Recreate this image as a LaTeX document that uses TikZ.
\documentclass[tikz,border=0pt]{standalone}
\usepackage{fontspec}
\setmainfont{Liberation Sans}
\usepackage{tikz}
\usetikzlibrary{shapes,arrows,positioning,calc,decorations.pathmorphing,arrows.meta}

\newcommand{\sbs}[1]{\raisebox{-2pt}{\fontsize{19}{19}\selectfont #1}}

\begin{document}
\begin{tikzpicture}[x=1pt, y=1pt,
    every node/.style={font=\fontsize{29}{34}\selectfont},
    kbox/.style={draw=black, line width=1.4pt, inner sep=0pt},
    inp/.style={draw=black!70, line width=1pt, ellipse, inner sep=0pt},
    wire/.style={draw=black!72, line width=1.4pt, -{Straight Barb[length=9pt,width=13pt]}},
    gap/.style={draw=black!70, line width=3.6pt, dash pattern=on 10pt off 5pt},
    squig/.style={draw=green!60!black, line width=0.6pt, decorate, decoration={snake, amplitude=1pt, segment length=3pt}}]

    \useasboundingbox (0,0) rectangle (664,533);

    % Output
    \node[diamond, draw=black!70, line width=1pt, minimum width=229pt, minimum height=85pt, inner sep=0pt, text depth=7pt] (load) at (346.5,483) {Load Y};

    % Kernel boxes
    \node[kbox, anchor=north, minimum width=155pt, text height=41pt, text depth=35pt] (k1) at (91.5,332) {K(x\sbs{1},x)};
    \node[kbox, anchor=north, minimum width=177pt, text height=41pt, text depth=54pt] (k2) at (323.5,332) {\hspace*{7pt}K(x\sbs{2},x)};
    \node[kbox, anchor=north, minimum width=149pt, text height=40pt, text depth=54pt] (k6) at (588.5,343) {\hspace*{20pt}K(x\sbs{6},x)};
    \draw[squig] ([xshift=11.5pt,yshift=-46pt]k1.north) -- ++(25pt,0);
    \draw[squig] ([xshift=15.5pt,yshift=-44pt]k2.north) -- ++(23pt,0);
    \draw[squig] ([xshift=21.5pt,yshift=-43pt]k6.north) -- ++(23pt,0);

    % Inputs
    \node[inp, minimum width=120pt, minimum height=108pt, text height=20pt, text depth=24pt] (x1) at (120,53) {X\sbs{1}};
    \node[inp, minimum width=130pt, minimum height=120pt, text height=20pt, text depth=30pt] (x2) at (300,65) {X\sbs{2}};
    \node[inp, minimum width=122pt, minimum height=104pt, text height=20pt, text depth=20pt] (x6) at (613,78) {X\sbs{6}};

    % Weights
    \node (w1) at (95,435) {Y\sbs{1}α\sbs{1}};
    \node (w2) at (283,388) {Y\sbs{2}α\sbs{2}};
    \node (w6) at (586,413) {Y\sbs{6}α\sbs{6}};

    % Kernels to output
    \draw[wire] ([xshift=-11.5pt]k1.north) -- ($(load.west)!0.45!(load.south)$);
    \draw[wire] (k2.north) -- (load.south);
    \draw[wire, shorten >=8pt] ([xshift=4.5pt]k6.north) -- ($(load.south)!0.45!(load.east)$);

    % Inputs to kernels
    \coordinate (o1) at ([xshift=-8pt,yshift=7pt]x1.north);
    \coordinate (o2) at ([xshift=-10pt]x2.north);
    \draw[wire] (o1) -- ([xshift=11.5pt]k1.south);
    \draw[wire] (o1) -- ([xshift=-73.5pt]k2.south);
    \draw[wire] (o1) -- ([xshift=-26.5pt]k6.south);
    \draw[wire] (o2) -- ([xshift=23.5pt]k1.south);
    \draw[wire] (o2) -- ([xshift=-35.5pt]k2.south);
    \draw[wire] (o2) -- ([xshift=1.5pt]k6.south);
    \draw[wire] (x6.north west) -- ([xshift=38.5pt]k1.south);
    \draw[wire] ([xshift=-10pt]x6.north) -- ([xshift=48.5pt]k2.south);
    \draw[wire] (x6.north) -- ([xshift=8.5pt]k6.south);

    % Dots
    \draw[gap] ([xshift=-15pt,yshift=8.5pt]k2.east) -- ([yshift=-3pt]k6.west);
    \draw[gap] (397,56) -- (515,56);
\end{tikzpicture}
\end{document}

• **WHAT NEEDS TO BE DONE**: Extract all of the data above and output it character for character.

• **RESPONSE TO THE EXERCISE**:
Recreate this image as a LaTeX document that uses TikZ.
\documentclass[tikz,border=0pt]{standalone}
\usepackage{fontspec}
\setmainfont{Liberation Sans}
\usepackage{tikz}
\usetikzlibrary{shapes,arrows,positioning,calc,decorations.pathmorphing,arrows.meta}

\newcommand{\sbs}[1]{\raisebox{-2pt}{\fontsize{19}{19}\selectfont #1}}

\begin{document}
\begin{tikzpicture}[x=1pt, y=1pt,
    every node/.style={font=\fontsize{29}{34}\selectfont},
    kbox/.style={draw=black, line width=1.4pt, inner sep=0pt},
    inp/.style={draw=black!70, line width=1pt, ellipse, inner sep=0pt},
    wire/.style={draw=black!72, line width=1.4pt, -{Straight Barb[length=9pt,width=13pt]}},
    gap/.style={draw=black!70, line width=3.6pt, dash pattern=on 10pt off 5pt},
    squig/.style={draw=green!60!black, line width=0.6pt, decorate, decoration={snake, amplitude=1pt, segment length=3pt}}]

    \useasboundingbox (0,0) rectangle (664,533);

    % Output
    \node[diamond, draw=black!70, line width=1pt, minimum width=229pt, minimum height=85pt, inner sep=0pt, text depth=7pt] (load) at (346.5,483) {Load Y};

    % Kernel boxes
    \node[kbox, anchor=north, minimum width=155pt, text height=41pt, text depth=35pt] (k1) at (91.5,332) {K(x\sbs{1},x)};
    \node[kbox, anchor=north, minimum width=177pt, text height=41pt, text depth=54pt] (k2) at (323.5,332) {\hspace*{7pt}K(x\sbs{2},x)};
    \node[kbox, anchor=north, minimum width=149pt, text height=40pt, text depth=54pt] (k6) at (588.5,343) {\hspace*{20pt}K(x\sbs{6},x)};
    \draw[squig] ([xshift=11.5pt,yshift=-46pt]k1.north) -- ++(25pt,0);
    \draw[squig] ([xshift=15.5pt,yshift=-44pt]k2.north) -- ++(23pt,0);
    \draw[squig] ([xshift=21.5pt,yshift=-43pt]k6.north) -- ++(23pt,0);

    % Inputs
    \node[inp, minimum width=120pt, minimum height=108pt, text height=20pt, text depth=24pt] (x1) at (120,53) {X\sbs{1}};
    \node[inp, minimum width=130pt, minimum height=120pt, text height=20pt, text depth=30pt] (x2) at (300,65) {X\sbs{2}};
    \node[inp, minimum width=122pt, minimum height=104pt, text height=20pt, text depth=20pt] (x6) at (613,78) {X\sbs{6}};

    % Weights
    \node (w1) at (95,435) {Y\sbs{1}α\sbs{1}};
    \node (w2) at (283,388) {Y\sbs{2}α\sbs{2}};
    \node (w6) at (586,413) {Y\sbs{6}α\sbs{6}};

    % Kernels to output
    \draw[wire] ([xshift=-11.5pt]k1.north) -- ($(load.west)!0.45!(load.south)$);
    \draw[wire] (k2.north) -- (load.south);
    \draw[wire, shorten >=8pt] ([xshift=4.5pt]k6.north) -- ($(load.south)!0.45!(load.east)$);

    % Inputs to kernels
    \coordinate (o1) at ([xshift=-8pt,yshift=7pt]x1.north);
    \coordinate (o2) at ([xshift=-10pt]x2.north);
    \draw[wire] (o1) -- ([xshift=11.5pt]k1.south);
    \draw[wire] (o1) -- ([xshift=-73.5pt]k2.south);
    \draw[wire] (o1) -- ([xshift=-26.5pt]k6.south);
    \draw[wire] (o2) -- ([xshift=23.5pt]k1.south);
    \draw[wire] (o2) -- ([xshift=-35.5pt]k2.south);
    \draw[wire] (o2) -- ([xshift=1.5pt]k6.south);
    \draw[wire] (x6.north west) -- ([xshift=38.5pt]k1.south);
    \draw[wire] ([xshift=-10pt]x6.north) -- ([xshift=48.5pt]k2.south);
    \draw[wire] (x6.north) -- ([xshift=8.5pt]k6.south);

    % Dots
    \draw[gap] ([xshift=-15pt,yshift=8.5pt]k2.east) -- ([yshift=-3pt]k6.west);
    \draw[gap] (397,56) -- (515,56);
\end{tikzpicture}
\end{document}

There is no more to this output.